I am trying to ascertain if values in a test dataframe (df2) are not appearing in another DF (df1). The following are the two DFs:
df1 created from the following source:
| field1 | field2 |
|---|---|
| AG | Agree |
| SA | Somewhat Agree |
| DG | Disagree |
| SD | Somewhat Disagree |
| NO | None |
df2 created from the following source:
| field1 | field2 |
|---|---|
| CA | California |
| TX | Texas |
| NO | None |
| NY | New York |
Using Method 1 (see below), I am getting the expected result, which is:
Method 1
diff_df = df2[~(df2[field1].isin(df1[field1]) & df2[field2].isin(df1[field2]))].reset_index(drop=True)

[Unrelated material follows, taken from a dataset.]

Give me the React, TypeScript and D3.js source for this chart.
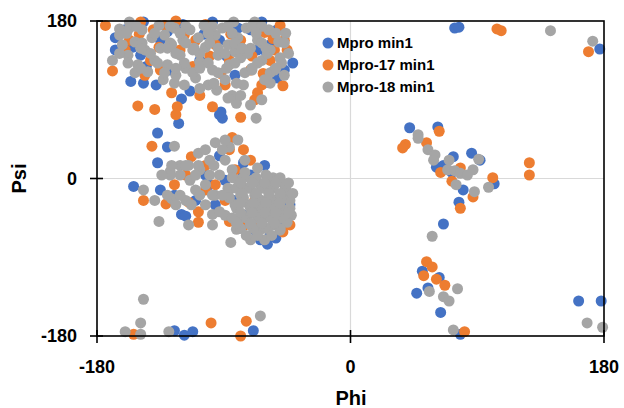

This gives me the folllowing expected result:
field1 field2
0 CA California
1 TX Texas
2 NY New York
Note: The duplicate value in df2 (NO: None) gets dropped, too.
However, there is one problem that I am facing: There can be situations when there are different set of fields that will need to be compared (eg. there may be a third field field3 in the equation).
From case to case basis, the number of fields would vary greatly over which the user won't have control.
My problem: How do I modify my query so that by comparing the two dataframes I get the expected result?
In the situation as explained, what shuld be the possible approach?